WORK INSTRUCTIONS:
Begin with the first line of the material and write out each line exactly, ending with the line that contains "ax = fig.add_axes([9/W, (H-343)/H, (W-9)/W, 343/H])". Pictures are not part of the copy.

SUPPLIED DATA:
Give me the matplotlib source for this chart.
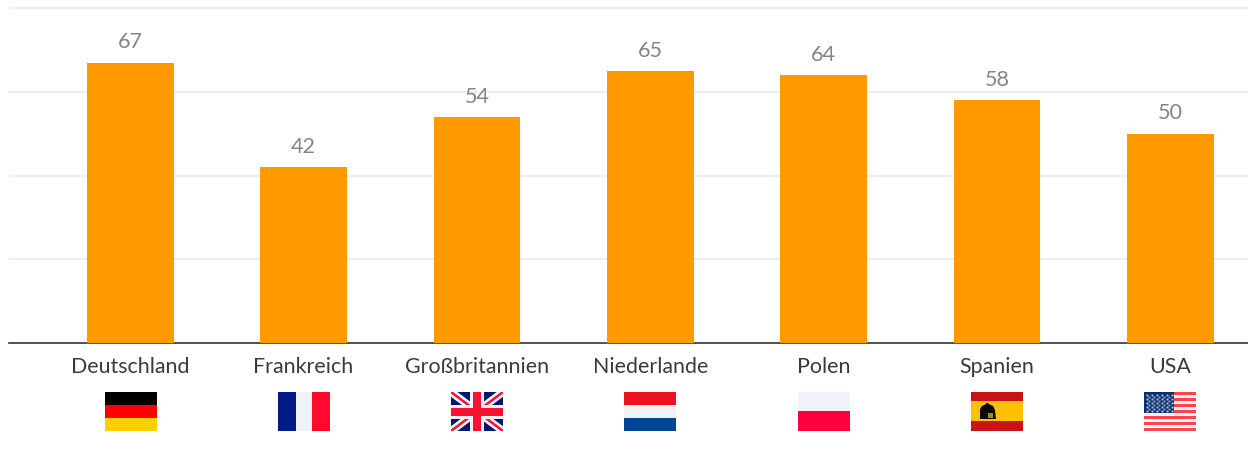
##bar chart by country, with little flags drawn under the axis

import numpy as np
import matplotlib
matplotlib.use('Agg')
import matplotlib.pyplot as plt
from matplotlib.patches import Rectangle, Polygon

countries = ['Deutschland', 'Frankreich', 'Großbritannien', 'Niederlande',
             'Polen', 'Spanien', 'USA']
values = [67, 42, 54, 65, 64, 58, 50]
grid_values = [20, 40, 60, 80]

plt.rcParams['font.family'] = ['Lato', 'DejaVu Sans']

W, H = 1248, 459
fig = plt.figure(figsize=(W/100, H/100), dpi=100)
ax = fig.add_axes([9/W, (H-343)/H, (W-9)/W, 343/H])

##the bars
x = np.arange(len(countries))
ax.bar(x, values, width=0.5, color='#ff9900', zorder=3)
ax.set_xlim(-0.6993, 6.4488)
ax.set_ylim(0, 81.96)

##value labels above the bars
for i, v in zip(x, values):
    ax.annotate(str(v), (i, v), xytext=(0, 10.4), textcoords='offset points',
                ha='center', va='baseline', fontsize=15.6, color='#858585', zorder=4)

##grid and axis line
ax.set_yticks(grid_values)
ax.set_yticklabels([])
ax.grid(axis='y', color='#eeeeee', linewidth=1.5, zorder=0)
ax.tick_params(axis='y', length=0)
for s in ['top', 'right', 'left']:
    ax.spines[s].set_visible(False)
ax.spines['bottom'].set_color('#333333')
ax.spines['bottom'].set_linewidth(1.2)
ax.set_xticks(x)
ax.set_xticklabels(countries, fontsize=15.4, color='#3a3a3a')
ax.tick_params(axis='x', length=0, pad=10.4)

##overlay in pixel coordinates for the flags
ov = fig.add_axes([0, 0, 1, 1])
ov.set_xlim(0, W)
ov.set_ylim(H, 0)
ov.axis('off')
ov.patch.set_alpha(0)

FW, FH = 52, 39
FY = 392


def rect(x0, y0, w, h, color, **kw):
    r = Rectangle((x0, y0), w, h, facecolor=color, edgecolor='none', **kw)
    ov.add_patch(r)
    return r


def hstripes(x0, colors, fracs):
    y = FY
    for c, f in zip(colors, fracs):
        rect(x0, y, FW, FH*f, c)
        y += FH*f


def flag_germany(x0):
    hstripes(x0, ['#000000', '#ff0000', '#ffd000'], [1/3, 1/3, 1/3])


def flag_france(x0):
    rect(x0, FY, 18, FH, '#001b87')
    rect(x0+18, FY, 16, FH, '#eff2f6')
    rect(x0+34, FY, 18, FH, '#ff0a2e')


def flag_uk(x0):
    clip = rect(x0, FY, FW, FH, '#00176f')
    ##white and red diagonals, both cut to the flag
    for pts in [[(x0, FY), (x0+FW, FY+FH)], [(x0, FY+FH), (x0+FW, FY)]]:
        l, = ov.plot(*zip(*pts), color='#f2f2f6', linewidth=5.5, solid_capstyle='butt', zorder=2)
        l.set_clip_path(clip)
        l, = ov.plot(*zip(*pts), color='#ff1033', linewidth=1.8, solid_capstyle='butt', zorder=2)
        l.set_clip_path(clip)
    ##the straight cross goes on top
    rect(x0+FW/2-7, FY, 14, FH, '#f2f2f6', zorder=3)
    rect(x0, FY+FH/2-7, FW, 14, '#f2f2f6', zorder=3)
    rect(x0+FW/2-4, FY, 8, FH, '#ff1033', zorder=4)
    rect(x0, FY+FH/2-4, FW, 8, '#ff1033', zorder=4)


def flag_netherlands(x0):
    hstripes(x0, ['#ee1122', '#eff2f6', '#004494'], [1/3, 1/3, 1/3])


def flag_poland(x0):
    hstripes(x0, ['#eff2f6', '#ff003c'], [0.49, 0.51])


def flag_spain(x0):
    hstripes(x0, ['#c81418', '#ffc000', '#c81418'], [0.23, 0.51, 0.26])
    ##the coat of arms, just a dark blob
    ov.add_patch(Polygon([(x0+9, FY+17), (x0+11, FY+14), (x0+15, FY+12), (x0+16, FY+10.5),
                          (x0+18, FY+12), (x0+22, FY+14), (x0+24, FY+18), (x0+25, FY+27),
                          (x0+9, FY+27)],
                         facecolor='#0a0a0a', edgecolor='none', zorder=2))
    rect(x0+17, FY+21, 5, 4.5, '#a08a10', zorder=3)


def flag_usa(x0):
    rect(x0, FY, FW, FH, '#f0f2f6')
    for i in range(0, 13, 2):
        rect(x0, FY+i*FH/13, FW, FH/13, '#ff4450')
    rect(x0, FY, 30, FH*7/13, '#0a2f6e', zorder=2)
    for r in range(5):
        for c in range(6):
            ov.plot(x0+2.5+c*5, FY+2.5+r*4.2, 's', color='#b4c2dc', markersize=1.4,
                    markeredgewidth=0, zorder=3)
    for r in range(4):
        for c in range(5):
            ov.plot(x0+5+c*5, FY+4.6+r*4.2, 's', color='#90a4c8', markersize=1.4,
                    markeredgewidth=0, zorder=3)


flag_funcs = [flag_germany, flag_france, flag_uk, flag_netherlands,
              flag_poland, flag_spain, flag_usa]
flag_x = [105, 278, 451, 624, 798, 971, 1144]
for f, x0 in zip(flag_funcs, flag_x):
    f(x0)

fig.savefig('out.png', dpi=100)
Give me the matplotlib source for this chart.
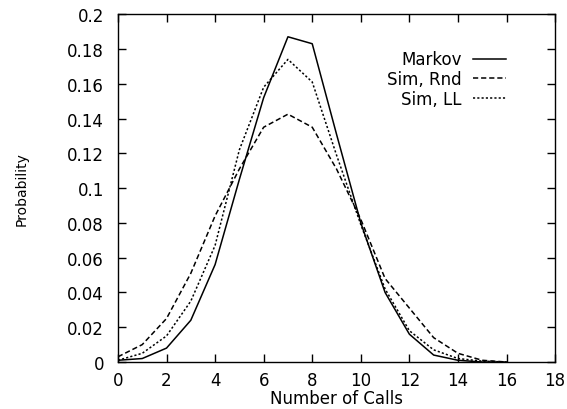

TASK ANSWER:
Give me the matplotlib source for this chart.
##bar chart by country, with little flags drawn under the axis

import numpy as np
import matplotlib
matplotlib.use('Agg')
import matplotlib.pyplot as plt
from matplotlib.patches import Rectangle, Polygon

countries = ['Deutschland', 'Frankreich', 'Großbritannien', 'Niederlande',
             'Polen', 'Spanien', 'USA']
values = [67, 42, 54, 65, 64, 58, 50]
grid_values = [20, 40, 60, 80]

plt.rcParams['font.family'] = ['Lato', 'DejaVu Sans']

W, H = 1248, 459
fig = plt.figure(figsize=(W/100, H/100), dpi=100)
ax = fig.add_axes([9/W, (H-343)/H, (W-9)/W, 343/H])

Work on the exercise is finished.